Music Therapy and Song Writing

Posted onCategoriesTCC Blog

Here I want to address music therapy issues and concepts as they relate to education, health and wellness.

This is part of my blog posts where I describe music therapy interactions I’ve had that are indicative of why music is so healing, meaningful, enriching and sometimes life changing! 

This post describes a series of music therapy sessions with a woman on our hospice service. This elderly woman, diagnosed with Alzheimer’s disease, loves music and her Christian faith. 

     Our chaplain first told me of “the new patient who recites a poem or psalm that she (the patient) says ‘was given to her by God…’ “ The chaplain emailed me the religious poem. My initial thought was that I would put music to her words, a task I have done with music therapy clients for years. Her lyric was very organized and very easy to put music to. 
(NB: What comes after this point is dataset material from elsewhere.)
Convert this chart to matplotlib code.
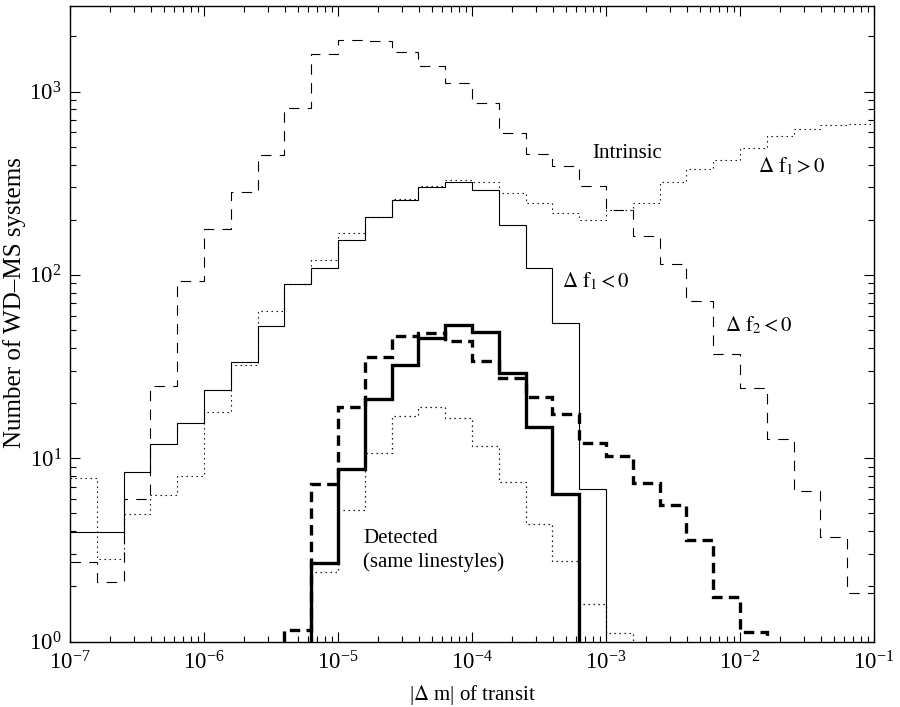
import matplotlib
matplotlib.use("Agg")
import matplotlib.pyplot as plt
import numpy as np

plt.rcParams["font.family"] = ["Liberation Serif", "DejaVu Serif"]
plt.rcParams["mathtext.fontset"] = "stix"
plt.rcParams["lines.scale_dashes"] = False

# bin edges: 0.2 dex from 1e-7 to 1e-1
edges = 10.0 ** np.arange(-7.0, -0.99, 0.2)

# intrinsic populations
intr_f2_neg = [2.7, 2.1, 6.0, 24.9, 93, 177, 284, 450, 809, 1608,
               1923, 1884, 1640, 1387, 1116, 869, 596, 458, 395, 305,
               227, 163, 114, 72, 37, 24.2, 12.8, 6.6, 3.7, 1.84]
intr_f1_neg = [3.97, 3.97, 8.4, 12.0, 15.5, 23.5, 33.4, 52.5, 88.7, 109,
               155, 207, 255, 301, 321, 292, 187, 109, 54.5, 6.75,
               0, 0, 0, 0, 0, 0, 0, 0, 0, 0]
intr_f1_pos = [7.8, 2.83, 4.97, 6.26, 7.98, 17.8, 32.3, 63.4, 88.7, 121,
               170, 207, 258, 305, 331, 321, 281, 247, 218, 200,
               227, 247, 321, 376, 426, 493, 571, 627, 660, 667]

# detected populations
det_f2_neg = [0, 0, 0, 0, 0, 0, 0, 0, 1.15, 7.25,
              19.1, 35.8, 46.7, 48.3, 43.5, 33.8, 27.5, 21.6, 17.5, 12.1,
              10.3, 7.34, 5.55, 3.6, 1.75, 1.12, 0, 0, 0, 0]
det_f1_neg = [0, 0, 0, 0, 0, 0, 0, 0, 0, 2.68,
              8.75, 21.1, 32.2, 45.0, 53.2, 48.7, 29.2, 14.8, 6.34, 0,
              0, 0, 0, 0, 0, 0, 0, 0, 0, 0]
det_f1_pos = [0, 0, 0, 0, 0, 0, 0, 0, 0, 2.38,
              5.2, 10.7, 16.9, 19.1, 16.6, 11.6, 7.4, 4.39, 2.74, 1.61,
              1.11, 0, 0, 0, 0, 0, 0, 0, 0, 0]

DASH = (0, (7.5, 6.0))
DASH_THICK = (0, (7.5, 4.5))
DOT = (0, (1.0, 2.6))


def draw(ax, vals, **kw):
    v = np.asarray(vals, dtype=float)
    v = np.where(v > 0, v, 1e-3)
    ax.stairs(v, edges, baseline=None, color="black", **kw)


fig = plt.figure(figsize=(9.0, 7.07), dpi=100)
ax = fig.add_axes([70 / 900, 1 - 641.5 / 707, 804 / 900, 635.5 / 707])

draw(ax, intr_f2_neg, lw=0.8, linestyle=DASH)
draw(ax, intr_f1_neg, lw=0.8, linestyle="-")
draw(ax, intr_f1_pos, lw=0.8, linestyle=DOT)
draw(ax, det_f2_neg, lw=2.4, linestyle=DASH_THICK)
draw(ax, det_f1_neg, lw=2.4, linestyle="-")
draw(ax, det_f1_pos, lw=0.9, linestyle=DOT)

ax.set_xscale("log")
ax.set_yscale("log")
ax.set_xlim(1e-7, 1e-1)
ax.set_ylim(1, 2930)
ax.tick_params(which="both", direction="in", top=True, right=True,
               labelsize=16.5, width=0.8)
ax.tick_params(which="major", length=7)
ax.tick_params(which="minor", length=4)
ax.tick_params(axis="x", which="major", pad=7)
ax.tick_params(axis="y", which="major", pad=6)
for s in ax.spines.values():
    s.set_linewidth(1.0)

ax.set_xlabel(r"|$\Delta$ m| of transit", fontsize=15)
ax.set_ylabel("Number of WD\u2013MS systems", fontsize=18)
ax.yaxis.set_label_coords(-0.055, 0.533)
ax.xaxis.set_label_coords(0.5, -0.066)

fs = 15
ax.text(7.87e-4, 434, "Intrinsic", fontsize=fs, va="baseline")
ax.text(1.36e-2, 364, r"$\Delta\ \mathrm{f}_1 > 0$", fontsize=fs, va="baseline")
ax.text(4.67e-4, 85.9, r"$\Delta\ \mathrm{f}_1 < 0$", fontsize=fs, va="baseline")
ax.text(7.73e-3, 49.4, r"$\Delta\ \mathrm{f}_2 < 0$", fontsize=fs, va="baseline")
ax.text(1.54e-5, 3.45, "Detected", fontsize=fs, va="baseline")
ax.text(1.54e-5, 2.55, "(same linestyles)", fontsize=fs, va="baseline")

fig.savefig("out.png", dpi=100)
The next day I was excited to visit with “song in hand” to play it for her. I was excited because so often in the past, when I would put music to clients’ words, seeing their reaction was most often priceless. Our patient was very receptive to hear her song but after I played it she said “it’s nice but the melody’s not right…” What I failed to realize was that she also had a melody to her words. She said “God gave me the words AND the music…” So I was very pleased to support and encourage her to sing the song as I recorded it so I could then write out the accompaniment. In a faint, frail voice she sang the song. After recording it on my phone I finally put accompaniment music, her music, together with her words. The next visit I was very excited to play the finished song for her. After playing it she said… “it’s good, except there is one wrong note…” I was so pleasantly surprised because she supposedly has Alzheimer’s. I then slowly went through each line with her until she pointed out the “wrong note.” We then easily fixed that note and when I played it for her she sang and was very pleased. The experience for me was again priceless. The next visit I had a CD and printed out lyric sheet of her song for her and her family.
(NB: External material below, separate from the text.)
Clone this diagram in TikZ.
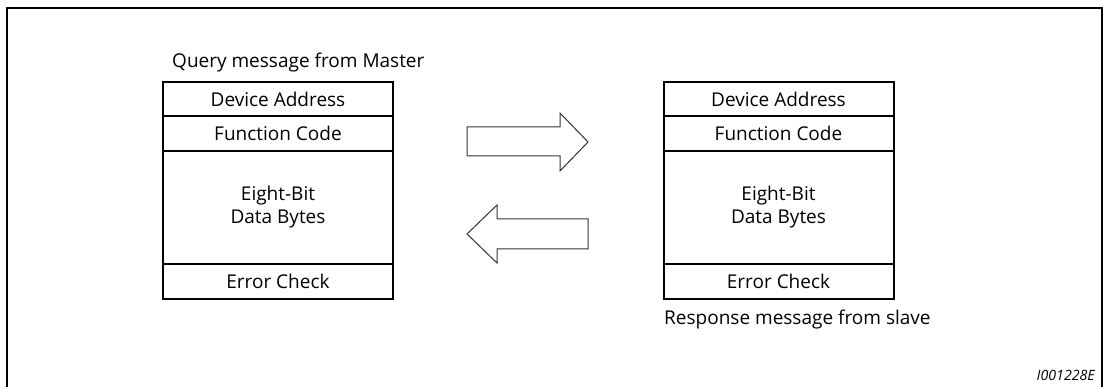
\documentclass[tikz,border=0pt]{standalone}
\usepackage{fontspec}
\setmainfont{Open Sans}
\begin{document}
\begin{tikzpicture}[x=1pt,y=-1pt,
  cell/.style={draw, line width=2pt, minimum width=230pt, inner sep=0pt, align=center,
    font=\fontsize{19}{23}\selectfont},
  blockarrow/.style={draw=black!80, line width=1pt, fill=white, line join=miter},
  lbl/.style={inner sep=0pt, anchor=base west, font=\fontsize{19}{22}\selectfont}]
\useasboundingbox (0,0) rectangle (1103,387);
\draw[line width=2pt] (7,400) -- (7,8) -- (1102,8) -- (1102,400);
% master query
\node[cell, minimum height=34pt] (qa) at (278,99) {Device Address};
\node[cell, minimum height=35pt] (qf) at (278,133.5) {Function Code};
\node[cell, minimum height=113pt] (qd) at (278,207.5) {Eight-Bit\\Data Bytes};
\node[cell, minimum height=35pt] (qe) at (278,281.5) {Error Check};
\node[lbl] (ql) at (172,68) {Query message from Master};
% slave response
\node[cell, minimum height=34pt] (ra) at (778.5,99) {Device Address};
\node[cell, minimum height=35pt] (rf) at (778.5,133.5) {Function Code};
\node[cell, minimum height=113pt] (rd) at (778.5,207.5) {Eight-Bit\\Data Bytes};
\node[cell, minimum height=35pt] (re) at (778.5,281.5) {Error Check};
\node[lbl] (rl) at (664,325) {Response message from slave};
% block arrows
\draw[blockarrow] (467,127) -- (560,127) -- (560,113) -- (588,142) -- (560,171) -- (560,156) -- (467,156) -- cycle;
\draw[blockarrow] (588,219) -- (497,219) -- (497,205) -- (467,234) -- (497,263) -- (497,249) -- (588,249) -- cycle;
% figure id
\node[inner sep=0pt, anchor=base east, font=\fontsize{14.2}{16}\selectfont\itshape] (id) at (1095,380) {I001228E};
\end{tikzpicture}
\end{document}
So, “Why music??”… To provide a “platform” and opportunity for an individual to share life experiences. In this case, the woman described a spiritual experience that has a deep effect on her hopefulness, security and her feelings of productiveness as she shared her important message with me and others. For her it is not only sharing the literal message of the song that affected her but it is important for her to help others understand that she “received a gift from God.”